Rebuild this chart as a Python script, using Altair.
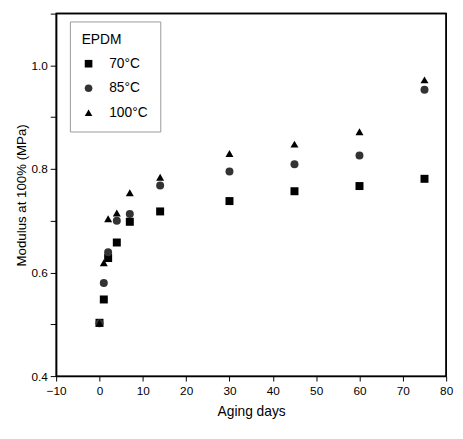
import altair as alt
import pandas as pd

days = [0, 1, 2, 4, 7, 14, 30, 45, 60, 75]
mod_70 = [0.503, 0.548, 0.628, 0.658, 0.698, 0.718, 0.738, 0.757, 0.767, 0.781]
mod_85 = [0.502, 0.580, 0.639, 0.700, 0.713, 0.768, 0.795, 0.809, 0.826, 0.953]
mod_100 = [0.502, 0.619, 0.704, 0.715, 0.754, 0.784, 0.830, 0.848, 0.872, 0.972]
series = ["70°C", "85°C", "100°C"]

rows = []
for name, vals in zip(series, [mod_70, mod_85, mod_100]):
    for d, v in zip(days, vals):
        rows.append({"days": d, "modulus": v, "temp": name})
df = pd.DataFrame(rows)

x_min, x_max = -10, 80
y_min, y_max = 0.4, 1.1

font = "Liberation Sans"

x_ticks = list(range(-10, 81, 5))
y_ticks = [0.4, 0.5, 0.6, 0.7, 0.8, 0.9, 1.0, 1.1]
x_scale = alt.Scale(domain=[x_min, x_max], nice=False, zero=False)
y_scale = alt.Scale(domain=[y_min, y_max], nice=False, zero=False)

legend = alt.Legend(title="EPDM", orient="none", legendX=14, legendY=8,
                    strokeColor="#999", fillColor="white", padding=12,
                    titleFontSize=14, titleFontWeight="normal", titleFont=font,
                    titleColor="black", titlePadding=10,
                    labelFontSize=14, labelFont=font, labelColor="black",
                    rowPadding=11, symbolSize=60, labelOffset=14,
                    symbolStrokeWidth=0)

edges = pd.DataFrame({
    "x1": [x_min, x_max],
    "x2": [x_max, x_max],
    "y1": [y_max, y_min],
    "y2": [y_max, y_max],
})
frame = alt.Chart(edges).mark_rule(color="black", strokeWidth=1.5, clip=False).encode(
    x=alt.X("x1:Q", scale=x_scale), x2="x2:Q",
    y=alt.Y("y1:Q", scale=y_scale), y2="y2:Q",
)

points = alt.Chart(df).mark_point(filled=True, opacity=1, size=66).encode(
    x=alt.X("days:Q", scale=x_scale,
            axis=alt.Axis(title="Aging days", values=x_ticks, labelFlush=False,
                          labelExpr="datum.value % 10 == 0 ? datum.label : ''",
                          grid=False, tickSize=5, labelPadding=5, titlePadding=8,
                          domainColor="black", tickColor="black", labelColor="black",
                          labelFontSize=12, titleFontSize=14, titleFontWeight="normal",
                          labelFont=font, titleFont=font, domainWidth=1.5)),
    y=alt.Y("modulus:Q", scale=y_scale,
            axis=alt.Axis(title="Modulus at 100% (MPa)", values=y_ticks, format=".1f",
                          labelFlush=False,
                          labelExpr="round(datum.value*10) % 2 == 0 && datum.value < 1.05 ? datum.label : ''",
                          grid=False, tickSize=6, labelPadding=3, titlePadding=3,
                          domainColor="black", tickColor="black", labelColor="black",
                          labelFontSize=12, titleFontSize=13.5, titleFontWeight="normal",
                          labelFont=font, titleFont=font, domainWidth=1.5)),
    shape=alt.Shape("temp:N", sort=series,
                    scale=alt.Scale(domain=series, range=["square", "circle", "triangle-up"]),
                    legend=legend),
    color=alt.Color("temp:N", sort=series,
                    scale=alt.Scale(domain=series, range=["black", "#333333", "black"]),
                    legend=legend),
)

chart = alt.layer(points, frame).properties(
    width=397, height=369,
    background="white",
    padding={"left": 6, "top": 1, "right": 2, "bottom": 0},
).configure_view(stroke="black", strokeWidth=1.5)

chart.save("out.html", embed_options={"renderer": "svg", "actions": False})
****************
Skip the images and write out the rest of the listing exactly.

## Worked solution
Rebuild this chart as a Python script, using Altair.
import altair as alt
import pandas as pd

days = [0, 1, 2, 4, 7, 14, 30, 45, 60, 75]
mod_70 = [0.503, 0.548, 0.628, 0.658, 0.698, 0.718, 0.738, 0.757, 0.767, 0.781]
mod_85 = [0.502, 0.580, 0.639, 0.700, 0.713, 0.768, 0.795, 0.809, 0.826, 0.953]
mod_100 = [0.502, 0.619, 0.704, 0.715, 0.754, 0.784, 0.830, 0.848, 0.872, 0.972]
series = ["70°C", "85°C", "100°C"]

rows = []
for name, vals in zip(series, [mod_70, mod_85, mod_100]):
    for d, v in zip(days, vals):
        rows.append({"days": d, "modulus": v, "temp": name})
df = pd.DataFrame(rows)

x_min, x_max = -10, 80
y_min, y_max = 0.4, 1.1

font = "Liberation Sans"

x_ticks = list(range(-10, 81, 5))
y_ticks = [0.4, 0.5, 0.6, 0.7, 0.8, 0.9, 1.0, 1.1]
x_scale = alt.Scale(domain=[x_min, x_max], nice=False, zero=False)
y_scale = alt.Scale(domain=[y_min, y_max], nice=False, zero=False)

legend = alt.Legend(title="EPDM", orient="none", legendX=14, legendY=8,
                    strokeColor="#999", fillColor="white", padding=12,
                    titleFontSize=14, titleFontWeight="normal", titleFont=font,
                    titleColor="black", titlePadding=10,
                    labelFontSize=14, labelFont=font, labelColor="black",
                    rowPadding=11, symbolSize=60, labelOffset=14,
                    symbolStrokeWidth=0)

edges = pd.DataFrame({
    "x1": [x_min, x_max],
    "x2": [x_max, x_max],
    "y1": [y_max, y_min],
    "y2": [y_max, y_max],
})
frame = alt.Chart(edges).mark_rule(color="black", strokeWidth=1.5, clip=False).encode(
    x=alt.X("x1:Q", scale=x_scale), x2="x2:Q",
    y=alt.Y("y1:Q", scale=y_scale), y2="y2:Q",
)

points = alt.Chart(df).mark_point(filled=True, opacity=1, size=66).encode(
    x=alt.X("days:Q", scale=x_scale,
            axis=alt.Axis(title="Aging days", values=x_ticks, labelFlush=False,
                          labelExpr="datum.value % 10 == 0 ? datum.label : ''",
                          grid=False, tickSize=5, labelPadding=5, titlePadding=8,
                          domainColor="black", tickColor="black", labelColor="black",
                          labelFontSize=12, titleFontSize=14, titleFontWeight="normal",
                          labelFont=font, titleFont=font, domainWidth=1.5)),
    y=alt.Y("modulus:Q", scale=y_scale,
            axis=alt.Axis(title="Modulus at 100% (MPa)", values=y_ticks, format=".1f",
                          labelFlush=False,
                          labelExpr="round(datum.value*10) % 2 == 0 && datum.value < 1.05 ? datum.label : ''",
                          grid=False, tickSize=6, labelPadding=3, titlePadding=3,
                          domainColor="black", tickColor="black", labelColor="black",
                          labelFontSize=12, titleFontSize=13.5, titleFontWeight="normal",
                          labelFont=font, titleFont=font, domainWidth=1.5)),
    shape=alt.Shape("temp:N", sort=series,
                    scale=alt.Scale(domain=series, range=["square", "circle", "triangle-up"]),
                    legend=legend),
    color=alt.Color("temp:N", sort=series,
                    scale=alt.Scale(domain=series, range=["black", "#333333", "black"]),
                    legend=legend),
)

chart = alt.layer(points, frame).properties(
    width=397, height=369,
    background="white",
    padding={"left": 6, "top": 1, "right": 2, "bottom": 0},
).configure_view(stroke="black", strokeWidth=1.5)

chart.save("out.html", embed_options={"renderer": "svg", "actions": False})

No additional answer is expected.